Don't know what all the fuss is about really.
Ray, exactly! I find it interesting that in our community, all the home renovations include very fancy kitchens with state of the art appliances that look beautiful but nobody much uses. The restaurants in the neighborhood, though, do a booming business.
I should add that I think family time is very important. I just am not so sure that connecting it to meals around the dinner table at home is the only way to foster family time.
Anonymous said…
Starkeningly good Penelope! You are so apt over the keep it together idea of man and matron, son and family, and friend and guest! It is JESUS who began the trend of inviting, St. John 21:12, and others added wine to it. Hey thanks!
Perpetua said…
Like Ray, I found lots of memories evoked by your lovely post, Penny. I couldn't bear gristle or fat and was also kept back at the table when my sisters had left until I "cleared my plate" (that mantra of immediate post-war good manners)
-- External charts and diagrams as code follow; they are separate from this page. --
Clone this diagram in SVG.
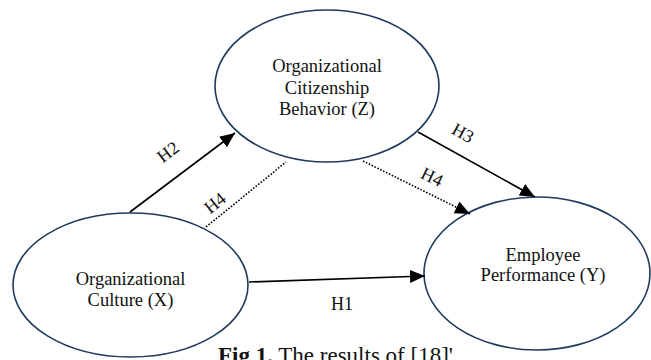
<svg xmlns="http://www.w3.org/2000/svg" width="651" height="360" viewBox="0 0 651 360">
<style>
.node{fill:#fff;stroke:#1f3a5c;stroke-width:1.6}
.t{font-family:"Liberation Serif","Times New Roman",serif;font-size:18.5px;fill:#111;text-anchor:middle}
.lbl{font-family:"Liberation Serif","Times New Roman",serif;font-size:18px;fill:#111;text-anchor:middle}
.solid{stroke:#000;stroke-width:1.6;fill:none}
.dot{stroke:#000;stroke-width:1.6;fill:none;stroke-dasharray:1.6 1.6}
.cap{font-family:"Liberation Serif","Times New Roman",serif;font-size:23px;fill:#111}
</style>
<defs>
<marker id="ah" markerUnits="userSpaceOnUse" markerWidth="16" markerHeight="14" refX="15" refY="6.5" orient="auto">
<path d="M0,0 L15,6.5 L0,13 z" fill="#000"/>
</marker>
</defs>
<rect width="651" height="360" fill="#fff"/>
<g id="node-Z">
<ellipse class="node" cx="327" cy="86" rx="112" ry="76"/>
<text class="t" x="327" y="72">Organizational</text>
<text class="t" x="327" y="94">Citizenship</text>
<text class="t" x="327" y="115">Behavior (Z)</text>
</g>
<g id="node-X">
<ellipse class="node" cx="130.5" cy="285" rx="117.5" ry="72"/>
<text class="t" x="130.5" y="285">Organizational</text>
<text class="t" x="130.5" y="306">Culture (X)</text>
</g>
<g id="node-Y">
<ellipse class="node" cx="537" cy="273.5" rx="113" ry="76.5"/>
<text class="t" x="543" y="260.5">Employee</text>
<text class="t" x="543" y="281">Performance (Y)</text>
</g>
<g id="connectors">
<line class="solid" x1="249" y1="282" x2="425" y2="276" marker-end="url(#ah)"/>
<line class="solid" x1="130" y1="212" x2="235" y2="133" marker-end="url(#ah)"/>
<line class="solid" x1="418" y1="132" x2="535" y2="197" marker-end="url(#ah)"/>
<line class="dot" x1="363" y1="161" x2="470" y2="214" marker-end="url(#ah)"/>
<line class="dot" x1="206" y1="227" x2="286" y2="162"/>
<text class="lbl" x="342" y="310">H1</text>
<text class="lbl" transform="translate(168,152) rotate(-37)" y="6">H2</text>
<text class="lbl" transform="translate(215,203) rotate(-39)" y="6">H4</text>
<text class="lbl" transform="translate(463,133) rotate(29)" y="6">H3</text>
<text class="lbl" transform="translate(432,177) rotate(26)" y="6">H4</text>
</g>
<text class="cap" x="218" y="363"><tspan font-weight="bold">Fig 1.</tspan> The results of [18]'</text>
</svg>
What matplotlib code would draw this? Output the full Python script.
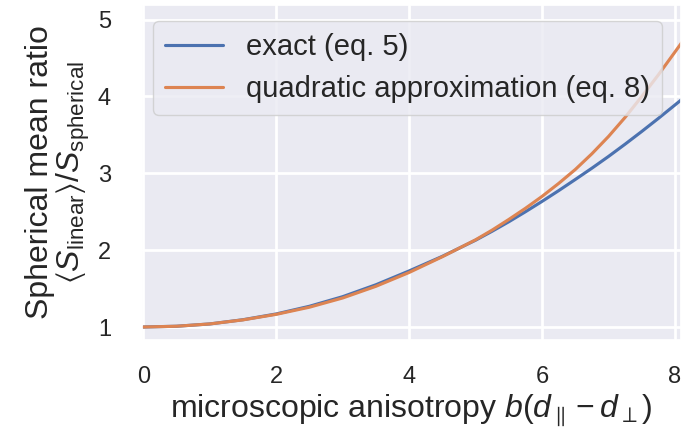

The family always sat round the table for meals when I was a child and we tried to do it as much as possible when our own children were young, but now DH and I often just sit with a tray in front of the TV when we're on our own. I'm pleased to say that our grown-up children still have meals round the table with their own sons - but the latter aren't teenagers yet....

I hope you had a really good holiday, meals or no meals.
Thanks, Perpetua - we did have a good holiday!
I think a lot of children have issues with certain foods that are slimy or fatty and I think you are right that the post-war generation wasn't interested in accommodating those issues. I couldn't bear to eat scrambled eggs if any egg white was in them - the sliminess triggered a gag reflex. Fat and gristle and boiled squash were also on the list. And milk - I was allergic to it when a child and never able to stomach it. My folks thought I should be grateful to have good food, and that I was being picky, but it really felt like a physical reaction. Fortunately, I got past it but there are still slimy foods I cannot bear. It's nice to enjoy a meal but one can't enjoy much when there's so much pressure for the meal to go as someone else thinks it must go.